Mail a more formal thank you letter:
This can also be done via email, or through a typed letter, depending on the kind of company you are applying to. A social media related or tech company might appreciate the ease and efficiency of an email, whereas a company with more old-fashioned or traditional values would appreciate a letter. Whatever form you use, the purpose of the letter is to remind the interviewer of what a strong candidate you are and why you are uniquely qualified for the job. If you interviewed by multiple people, you should send each of them a separate thank you letter.

Use the interviewer’s first name in the greeting and salutation only if you were told to do so during the interview; otherwise, address the interviewer in a formal manner.

After thanking the interviewer again for the opportunity to interview with the company, affirm your interest in the position and reiterate how you would be an asset to the company.

Add information that the interviewer might be interested in, or some useful information that the company could use profitably. This will help the interviewer to remember you, as most people follow up after a job interview with only information about themselves.

Close the letter with the valediction "Yours sincerely" and proofread it thoroughly for grammar, spelling and punctuation. A poorly-worded or misspelled thank-you letter can be all it takes to disqualify you as a candidate.

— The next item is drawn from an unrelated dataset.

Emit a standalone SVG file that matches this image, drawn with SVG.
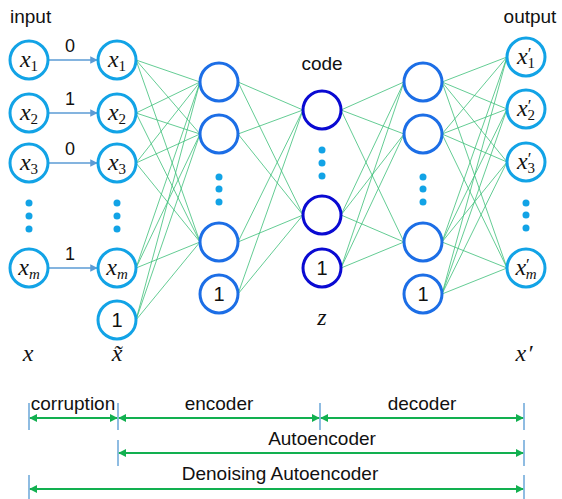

4. After The Timeline Has Passed

After the indicated time period has passed, follow up with a single email or phone call. If the time period they specified it would take for them to reach a decision has passed - whether it has been two days or two weeks - it is now appropriate for you to follow up about the decision via email or phone call. Keep it brief and breezy, you could say something like:

I hope the hiring process is going well for the position of Marketing Assistant. I believe you mentioned that a decision would be reached by Monday and I'm eager to find out if you have any information on the status of my application? Please let me know if I can provide any further information that would help you with the decision making process."

If you decide to phone, make the call from a quiet place a few days after the interview. Pick a good time of day -- not right after lunch, early in the morning or at the end of the working day. This will maximize your chances of actually speaking to the interviewer.

Be as polite and brief on the phone as possible - remember that you may be talking to a stressed-out hiring manager that has a 101 things on his/her mind other than the status of your job application. Don't call a second time unless you are specifically told.

4. Called For A Second Interview Or Job Offer?

(a) Respond promptly if you are contacted about a second interview or a job offer. Making them wait for a response is unprofessional and makes it seem like you are not enthusiastic about the job. Don't be worried about coming across as over-eager - they want candidates who are excited by the prospect of working for their company.

Reply using the same method as they used to contact you - if they called, ring them back as soon as possible, if they sent an email, an email reply should suffice.

5. What If I Didn't Get The Job?

Even if you didn't get the job, thank the interviewer for their time. Don't be angry or overly-disappointed - accept the fact that there were probably many other qualified candidates and view it as a valuable learning experience. Whether you are informed via phone or email, you should send a follow-up message to your interviewer thanking them for their time and for giving you the opportunity to interview with them.

If you dare, ask the interviewer if he or she would be willing to provide any feedback on where you went wrong during the interview and how you could improve in future. They will most likely decline, but if they agree you stand to gain some valuable insights into exactly what the company were looking for and where you fell short. Don't be disheartened by it, take the interviewers' suggestions on as constructive criticism.

This step should always be executed through email or letter, never by phone call. Calling your interviewer to ask why you didn't get the job may put them in an uncomfortable position and rule you out of any future open positions with the company.